The judge sentenced Powell to four months in jail. Powell soon made clear he had no remorse for what he had done. In an interview later in 2017, he said, “I want comrades to know that I went to jail with a smile on my face.” He encouraged others not to cooperate with prosecutors. And he said, “I want my comrades back in Florida to carry on.”

What does that mean for today’s Capitol rioters? It might mean nothing. Judges might stay within sentencing guidelines, or they might choose lesser or greater sentences. But in some political circles, there are calls for heavy sentencing for the rioters. Just look at the writer for The Nation who is a passionate advocate for abolishing prisons. “No one deserves the brutal and dehumanizing treatment that’s endemic in our carceral system,” she wrote in February. “Yet I still want every lawless white-supremacist Capitol insurrectionist to be arrested and prosecuted to the fullest extent of the law.”

In a recent discussion of the Powell case on Twitter, a number of observers argued that today’s Capitol riots should receive heavier sentences because President Trump urged them to go to the Capitol.

The Justice Department has not made a definitive statement on such issues, but in their filings prosecutors have sought to establish the idea that the riot was an insurrection, even though they have not charged anyone with insurrection. To former federal prosecutor Andrew McCarthy, that’s a problem.
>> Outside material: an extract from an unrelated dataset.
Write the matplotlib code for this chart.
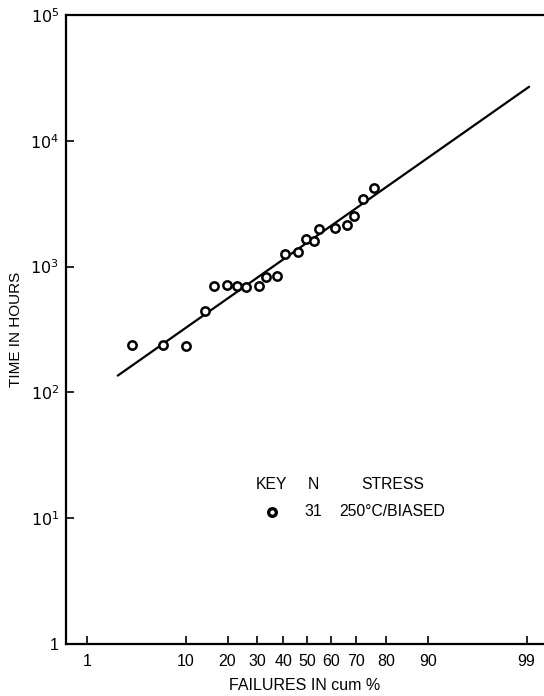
from statistics import NormalDist

import matplotlib
matplotlib.use("Agg")
import matplotlib.pyplot as plt
import numpy as np

plt.rcParams['font.family'] = ['Liberation Sans', 'DejaVu Sans']

# cumulative failure percentage and time to failure (hours)
fail_pct = [3.2, 6.4, 10.0, 14.0, 16.2, 19.9, 22.9, 25.9, 30.6, 33.2, 37.5,
            40.8, 46.2, 49.6, 53.0, 55.1, 61.7, 66.4, 69.1, 72.3, 76.1]
fail_hours = [236, 236, 232, 440, 696, 708, 696, 683, 696, 820, 836,
              1250, 1298, 1647, 1588, 1977, 2014, 2128, 2510, 3428, 4196]

# fitted lognormal line end points
fit_pct = [2.25, 99.07]
fit_hours = [136, 26900]

x_ticks = [1, 10, 20, 30, 40, 50, 60, 70, 80, 90, 99]
y_ticks = [1, 10, 100, 1000, 10000, 100000]
y_labels = ['1', '$10^1$', '$10^2$', '$10^3$', '$10^4$', '$10^5$']

nd = NormalDist()
_ppf = np.vectorize(nd.inv_cdf, otypes=[float])
_cdf = np.vectorize(nd.cdf, otypes=[float])


def fwd(p):
    p = np.clip(np.asarray(p, dtype=float) / 100.0, 1e-9, 1 - 1e-9)
    return _ppf(p)


def inv(z):
    return _cdf(np.asarray(z, dtype=float)) * 100.0


fig = plt.figure(figsize=(5.44, 6.96), dpi=100)
ax = fig.add_axes([66 / 544, 52 / 696, 1 - 66 / 544, 629 / 696])

ax.set_xscale('function', functions=(fwd, inv))
ax.set_yscale('log')
ax.set_xlim(0.534, 99.398)
ax.set_ylim(1, 1e5)

ax.plot(fit_pct, fit_hours, color='black', linewidth=1.6, solid_capstyle='round')
ax.plot(fail_pct, fail_hours, linestyle='none', marker='o', markersize=6,
        markerfacecolor='white', markeredgecolor='black', markeredgewidth=1.8)

ax.set_xticks(x_ticks)
ax.set_xticklabels([str(t) for t in x_ticks])
ax.xaxis.set_minor_locator(matplotlib.ticker.NullLocator())
ax.set_yticks(y_ticks)
ax.set_yticklabels(y_labels)
ax.yaxis.set_minor_locator(matplotlib.ticker.NullLocator())
ax.tick_params(direction='in', length=6, width=1.2, labelsize=11.5)
ax.tick_params(axis='x', pad=7)
ax.tick_params(axis='y', pad=5)

for side in ['left', 'bottom', 'top']:
    ax.spines[side].set_linewidth(1.6)
ax.spines['right'].set_visible(False)

ax.set_xlabel('FAILURES IN cum %', fontsize=11.5, labelpad=7)
ax.set_ylabel('TIME IN HOURS', fontsize=11, labelpad=5)

# key block
tr = ax.transAxes
fs = 11.3
ax.text(0.429, 0.253, 'KEY', transform=tr, fontsize=fs, ha='center', va='center')
ax.text(0.517, 0.253, 'N', transform=tr, fontsize=fs, ha='center', va='center')
ax.text(0.683, 0.253, 'STRESS', transform=tr, fontsize=fs, ha='center', va='center')
ax.plot([0.430], [0.210], transform=tr, marker='o', markersize=5.5,
        markerfacecolor='white', markeredgecolor='black', markeredgewidth=2.4,
        linestyle='none', clip_on=False)
ax.text(0.517, 0.210, '31', transform=tr, fontsize=fs, ha='center', va='center')
ax.text(0.571, 0.210, '250°C/BIASED', transform=tr, fontsize=fs, ha='left', va='center')

fig.savefig('out.png', dpi=100)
“One disturbing aspect of January 6 cases is the Democratic/DOJ erosion of the principle that guilt is personal, in service of the ‘insurrection’/white supremacist threat narrative,” McCarthy said in an email exchange. “Defendants should be sentenced based on what they did, as it stacks up with all defendants convicted of that charge historically — not what Trump did. That’s the point of having federal sentencing guidelines. If you want to punish them for insurrection, then charge and prove insurrection.”

The Capitol riot cases will surely stretch into 2022. The sentences, especially if they are deemed too heavy or too light, will become part of the ongoing political argument as midterm elections approach. But remember what McCarthy said: Guilt is personal, and the individual rioters should face punishment for what they — and not anyone else — did.